Home Page: CSci 6907/3907 - Special Topics in Medical Imaging: Algorithms for Medical Image Reconstruction - Spring 2013 - The George Washington University - Vora

Schedule: Thursdays: 3:30-6:00 pm, GOV 104 Tompkins 201 (note location change)

Instructor: Poorvi Vora, 714 Philips Hall. Office Hours: 2:30-4:00pm, Wednesdays

Text: Avinash C. Kak and Malcolm Slaney, Principles of Computerized Tomographic Imaging, Society of Industrial and Applied Mathematics, 2001 (available free online)

We will be using Piazza for this class. Resources --- such as class slides --- will be posted on Piazza. The instructor will answer questions through Piazza (you may send messages privately if you choose).

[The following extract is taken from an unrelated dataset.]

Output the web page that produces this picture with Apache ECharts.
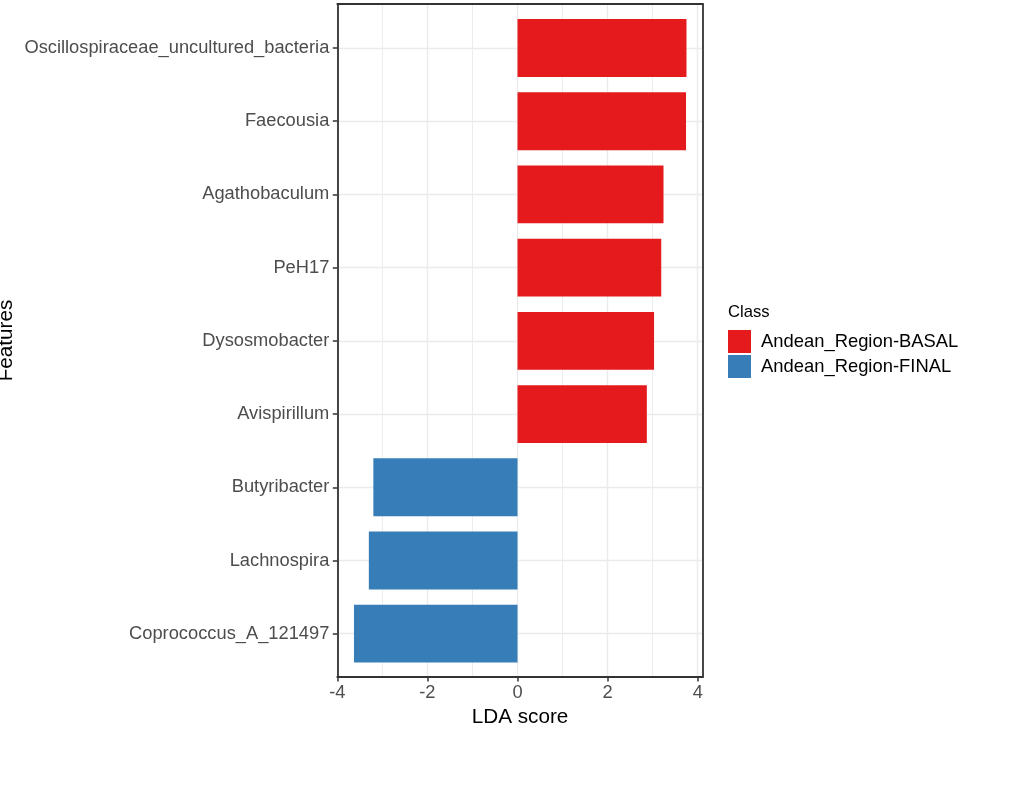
<!DOCTYPE html>
<html>
<head>
<meta charset="utf-8">
<script src="https://cdn.jsdelivr.net/npm/echarts@6/dist/echarts.min.js"></script>
<style>
  html, body { margin: 0; padding: 0; background: #fff; }
  #main { width: 1032px; height: 792px; }
</style>
</head>
<body>
<div id="main"></div>
<script>
// data
var features = ['Oscillospiraceae_uncultured_bacteria', 'Faecousia', 'Agathobaculum', 'PeH17',
  'Dysosmobacter', 'Avispirillum', 'Butyribacter', 'Lachnospira', 'Coprococcus_A_121497'];
var basal = [3.75, 3.74, 3.24, 3.19, 3.03, 2.87, null, null, null];
var final = [null, null, null, null, null, null, -3.20, -3.30, -3.63];
var xTicks = [-4, -2, 0, 2, 4];
var xMinor = [-3, -1, 1, 3];
var classes = ['Andean_Region-BASAL', 'Andean_Region-FINAL'];

var font = 'Liberation Sans, Arial, sans-serif';
var gridColor = '#EBEBEB';
var border = { show: true, onZero: false, lineStyle: { color: '#333', width: 1.8 } };

var chartDom = document.getElementById('main');
var myChart = echarts.init(chartDom);

var option = {
  animation: false,
  textStyle: { fontFamily: font },
  title: {
    text: 'Class',
    left: 728,
    top: 304,
    padding: 0,
    textStyle: { fontSize: 16.6, fontWeight: 'normal', color: '#000', fontFamily: font }
  },
  legend: {
    orient: 'vertical',
    left: 728,
    top: 330,
    padding: 0,
    icon: 'rect',
    itemWidth: 23,
    itemHeight: 23,
    itemGap: 2,
    selectedMode: false,
    data: classes,
    textStyle: { fontSize: 18.4, color: '#000', fontFamily: font, padding: [0, 0, 0, 5] }
  },
  grid: [
    // full panel: border, x axis, vertical grid lines
    { left: 337.3, right: 329.3, top: 4, bottom: 115, outerBoundsMode: 'none' },
    // category centres span, bars live here
    { left: 337.3, right: 329.3, top: 48, bottom: 158.3, outerBoundsMode: 'none' }
  ],
  xAxis: [
    {
      gridIndex: 0, type: 'value', min: -4, max: 4.11, position: 'bottom',
      name: 'LDA score', nameLocation: 'middle', nameGap: 27,
      nameTextStyle: { fontSize: 20.7, color: '#000', fontFamily: font },
      axisLine: border,
      axisTick: { show: true, length: 4.5, lineStyle: { color: '#333', width: 1.5 }, customValues: xTicks },
      axisLabel: { fontSize: 18.3, color: '#4D4D4D', margin: 7, customValues: xTicks, fontFamily: font },
      splitLine: { show: true, lineStyle: { color: gridColor, width: 1.4 } }
    },
    {
      gridIndex: 0, type: 'value', min: -4, max: 4.11, position: 'top',
      axisLine: border,
      axisTick: { show: false, customValues: xMinor },
      axisLabel: { show: false, customValues: xMinor },
      splitLine: { show: true, lineStyle: { color: gridColor, width: 0.9 } }
    },
    {
      gridIndex: 1, type: 'value', min: -4, max: 4.11, show: false
    }
  ],
  yAxis: [
    {
      gridIndex: 0, type: 'value', min: 0, max: 1, position: 'left',
      name: 'Features', nameLocation: 'middle', nameGap: 321,
      nameTextStyle: { fontSize: 20.7, color: '#000', fontFamily: font },
      axisLine: border, axisTick: { show: false }, axisLabel: { show: false },
      splitLine: { show: false }
    },
    {
      gridIndex: 0, type: 'value', min: 0, max: 1, position: 'right',
      axisLine: border, axisTick: { show: false }, axisLabel: { show: false },
      splitLine: { show: false }
    },
    {
      gridIndex: 1, type: 'category', data: features, inverse: true, boundaryGap: false, position: 'left',
      axisLine: { show: false, onZero: false },
      axisTick: { show: true, length: 4.5, lineStyle: { color: '#333', width: 1.5 } },
      axisLabel: { fontSize: 18.3, color: '#4D4D4D', margin: 8, fontFamily: font },
      splitLine: { show: true, lineStyle: { color: gridColor, width: 1.4 } }
    }
  ],
  series: [
    {
      name: classes[0], type: 'bar', xAxisIndex: 2, yAxisIndex: 2,
      data: basal, barWidth: '79%', barGap: '-100%', clip: false,
      itemStyle: { color: '#E41A1C' }, emphasis: { disabled: true }
    },
    {
      name: classes[1], type: 'bar', xAxisIndex: 2, yAxisIndex: 2,
      data: final, barWidth: '79%', barGap: '-100%', clip: false,
      itemStyle: { color: '#377EB8' }, emphasis: { disabled: true }
    }
  ]
};

myChart.setOption(option);

window.addEventListener('resize', () => myChart.resize());
</script>
</body>
</html>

Course Content: Classical reconstruction algorithms such as filtered back-projection, Algebraic Reconstructive Technique (ART), Simultaneous Iterative Reconstruction Technique (SIRT). Classical algorithms for the incorporation of prior information in reconstruction, such as Projections Onto Convex Sets (POCS). Papers on modern research problems based on student interest.

Prerequisites: Undergraduate probability and statistics, calculus, linear algebra, programming (matlab is fine)

Grading: HWs and paper presentation. HWs will be assigned every week. They will be simple, and will reinforce ideas taught in class.


Planned Schedule This is very tentative and will change considerably based on student response

17 January, Lecture 1: Projections and Line Integrals. Shepp and Logan Phantom. Section 3.1 from text (lhs of equation 6 should be P'(θ, t)). Refer to section 2.1.1 and 2.2.1 for the one and two-dimensional Dirac delta functions (ignore equations 100, 107, and the discussion on point sources and point spread functions). (we will do Dirac delta functions in Lecture 2 later lecture on Filtered Back Projection) HW 1: Use matlab to generate phantom and projection data for various types of slices, varying spatial and angular resolution.
24 January, Lecture 2: One and two-dimensional Dirac delta functions (sections 2.1.1 and 2.2.1; ignore equations 100, 107, and the discussion on point sources and point spread functions). Projections as sums (section 7.1) and Algebraic Reconstructive Technique (ART, section 7.2). See excellent description of matlab tools by Per Christian Hansen and Maria Saxild-Hansen HW 2: ART examples.
31 January, Lecture 3: Simultaneous Iterative Reconstructive Technique (SIRT, section 7.3).
7 February, Lecture 4: Convergence properties of ART and SIRT. HW 3: SIRT examples.
14 February, Lecture 5: Undergraduate presentation of mini-projects. Fourier Series and Transforms as choice of basis.
21 February, Lecture 6: Fourier Slice Theorem. Section 3.2.
28 February Lecture 7: Complete Fourier Slice Theorem. Filtered Back Projection. Section 3.3.
7 March - 25 April Lectures 8-14: Student Presentations


Last Modified Friday, 22-Feb-2013 13:30:06 EST, local time.